> _Data_:

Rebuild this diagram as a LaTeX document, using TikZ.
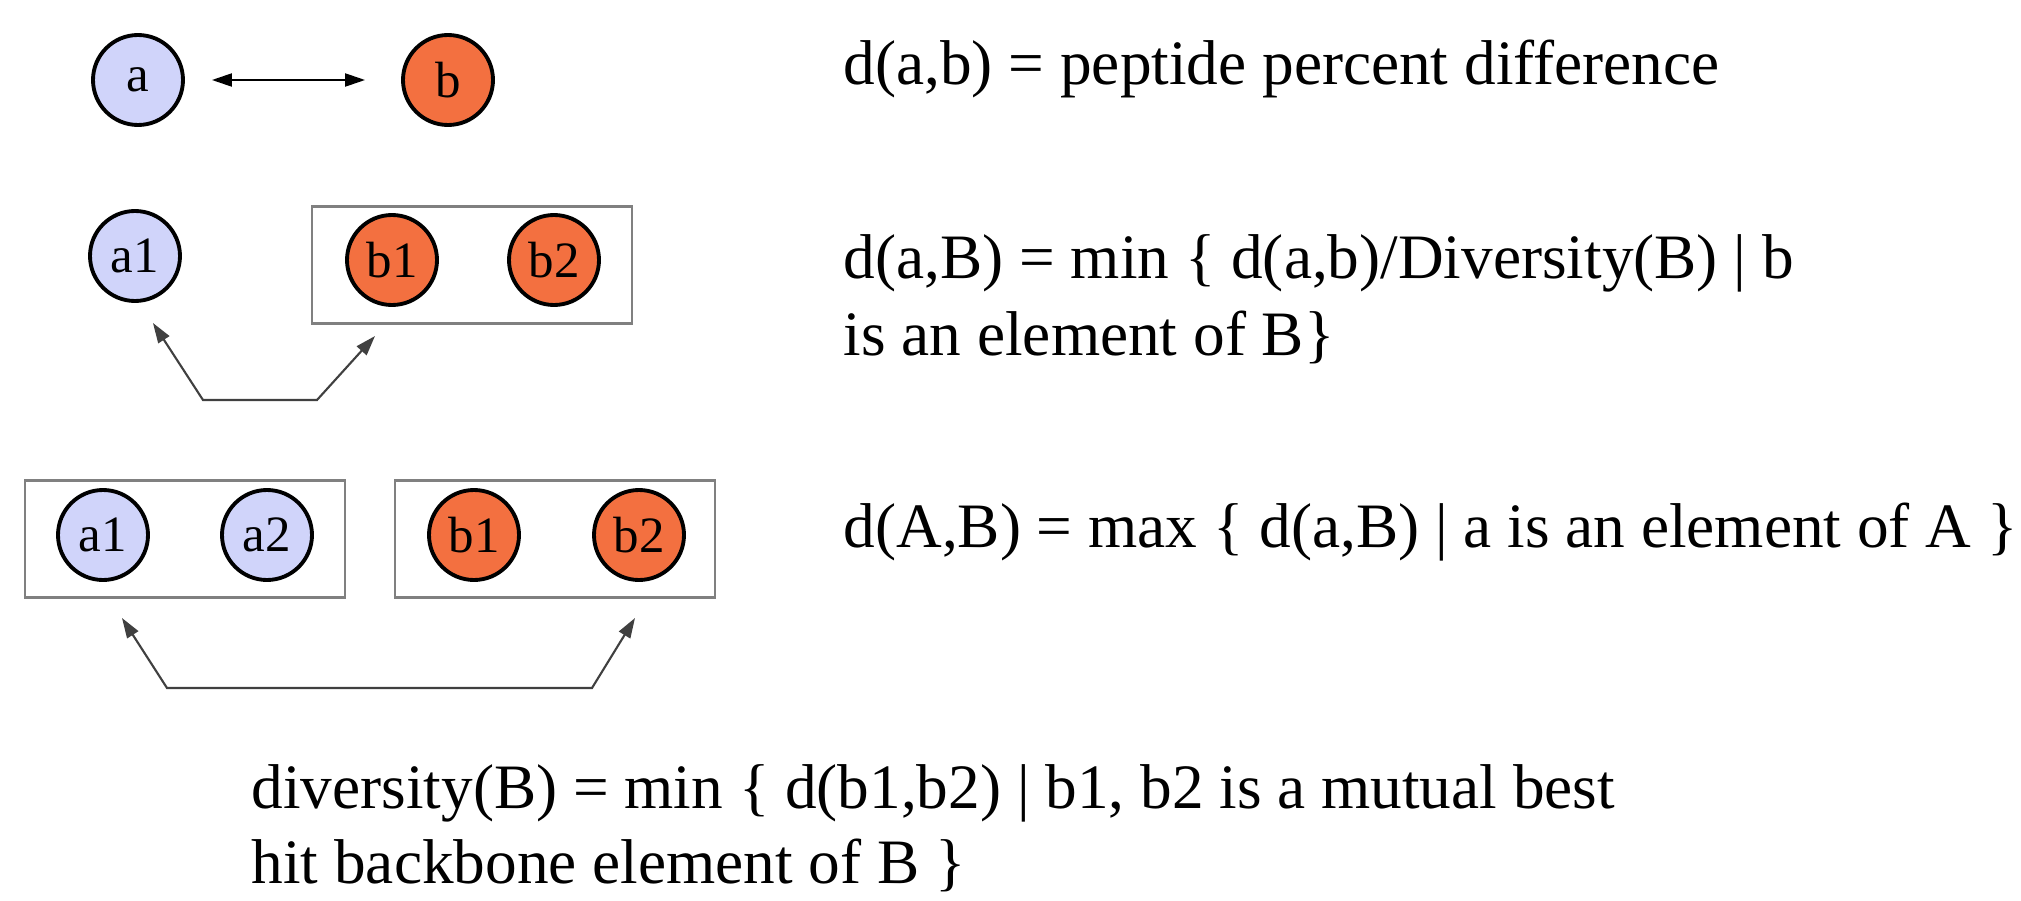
\documentclass[tikz,border=0pt]{standalone}
\usepackage{fontspec}
\setmainfont{Liberation Serif}
\usepackage{tikz}
\usetikzlibrary{arrows.meta, positioning, calc}
\usepackage{xcolor}
\definecolor{pblue}{RGB}{208,212,250}
\definecolor{porange}{RGB}{243,112,64}
\definecolor{pgray}{RGB}{128,128,128}

\begin{document}
\begin{tikzpicture}[
  elemA/.style={circle,draw=black,line width=1.1pt,fill=pblue,
               minimum size=0.9cm,inner sep=0pt,font=\fontsize{14.5}{17}\selectfont},
  elemB/.style={elemA,fill=porange},
  grp/.style={rectangle,draw=pgray,line width=0.8pt,
              minimum width=3.2cm,minimum height=1.17cm,inner sep=0pt},
  eqn/.style={anchor=base west,inner sep=0pt,font=\fontsize{18}{22}\selectfont},
  tip/.style={{Triangle[length=0.2cm,width=0.13cm]}-{Triangle[length=0.2cm,width=0.13cm]}},
  link/.style={tip,draw=black!75,line width=0.6pt}
]
\useasboundingbox (0,0) rectangle (20.21,-9.01);

% a single pair
\node[elemA] (a) at (1.38,-0.80) {a};
\node[elemB] (b) at (4.48,-0.80) {b};
\draw[tip,line width=0.6pt,shorten <=0.27cm,shorten >=0.36cm] (a) -- (b);

% element against group
\node[grp] (grpB) at (4.72,-2.65) {};
\node[elemA] (a1) at (1.35,-2.56) {a1};
\node[elemB] (b1) at (3.92,-2.60) {b1};
\node[elemB] (b2) at (5.54,-2.60) {b2};
\coordinate (p1) at (1.53,-3.23);
\coordinate (q1) at (2.03,-4.00);
\coordinate (q2) at (3.17,-4.00);
\coordinate (p2) at (3.75,-3.36);
\draw[link] (p1) -- (q1) -- (q2) -- (p2);

% group against group
\node[grp] (grpA2) at (1.85,-5.39) {};
\node[grp] (grpB2) at (5.55,-5.39) {};
\node[elemA] (ga1) at (1.03,-5.35) {a1};
\node[elemA] (ga2) at (2.67,-5.35) {a2};
\node[elemB] (gb1) at (4.74,-5.35) {b1};
\node[elemB] (gb2) at (6.39,-5.35) {b2};
\coordinate (r1) at (1.22,-6.18);
\coordinate (s1) at (1.67,-6.88);
\coordinate (s2) at (5.92,-6.88);
\coordinate (r2) at (6.35,-6.18);
\draw[link] (r1) -- (s1) -- (s2) -- (r2);

% definitions
\node[eqn] (dab)  at (8.43,-0.85) {d(a,b) = peptide percent difference};
\node[eqn] (daB)  at (8.43,-2.78) {d(a,B) = min \{ d(a,b)/Diversity(B) | b};
\node[eqn] (daBb) at (8.43,-3.55) {is an element of B\}};
\node[eqn] (dAB)  at (8.43,-5.47) {d(A,B) = max \{ d(a,B) | a is an element of A \}};
\node[eqn] (div)  at (2.51,-8.08) {diversity(B) = min \{ d(b1,b2) | b1, b2 is a mutual best};
\node[eqn] (divb) at (2.51,-8.83) {hit backbone element of B \}};
\end{tikzpicture}
\end{document}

> _Directive_: Pictures stay out. Repeat only the lines from the beginning of the data through the line that has "<=0.27cm,shorten >=0.36cm] (a) -- (b);".

> _The output_:
Rebuild this diagram as a LaTeX document, using TikZ.
\documentclass[tikz,border=0pt]{standalone}
\usepackage{fontspec}
\setmainfont{Liberation Serif}
\usepackage{tikz}
\usetikzlibrary{arrows.meta, positioning, calc}
\usepackage{xcolor}
\definecolor{pblue}{RGB}{208,212,250}
\definecolor{porange}{RGB}{243,112,64}
\definecolor{pgray}{RGB}{128,128,128}

\begin{document}
\begin{tikzpicture}[
  elemA/.style={circle,draw=black,line width=1.1pt,fill=pblue,
               minimum size=0.9cm,inner sep=0pt,font=\fontsize{14.5}{17}\selectfont},
  elemB/.style={elemA,fill=porange},
  grp/.style={rectangle,draw=pgray,line width=0.8pt,
              minimum width=3.2cm,minimum height=1.17cm,inner sep=0pt},
  eqn/.style={anchor=base west,inner sep=0pt,font=\fontsize{18}{22}\selectfont},
  tip/.style={{Triangle[length=0.2cm,width=0.13cm]}-{Triangle[length=0.2cm,width=0.13cm]}},
  link/.style={tip,draw=black!75,line width=0.6pt}
]
\useasboundingbox (0,0) rectangle (20.21,-9.01);

% a single pair
\node[elemA] (a) at (1.38,-0.80) {a};
\node[elemB] (b) at (4.48,-0.80) {b};
\draw[tip,line width=0.6pt,shorten <=0.27cm,shorten >=0.36cm] (a) -- (b);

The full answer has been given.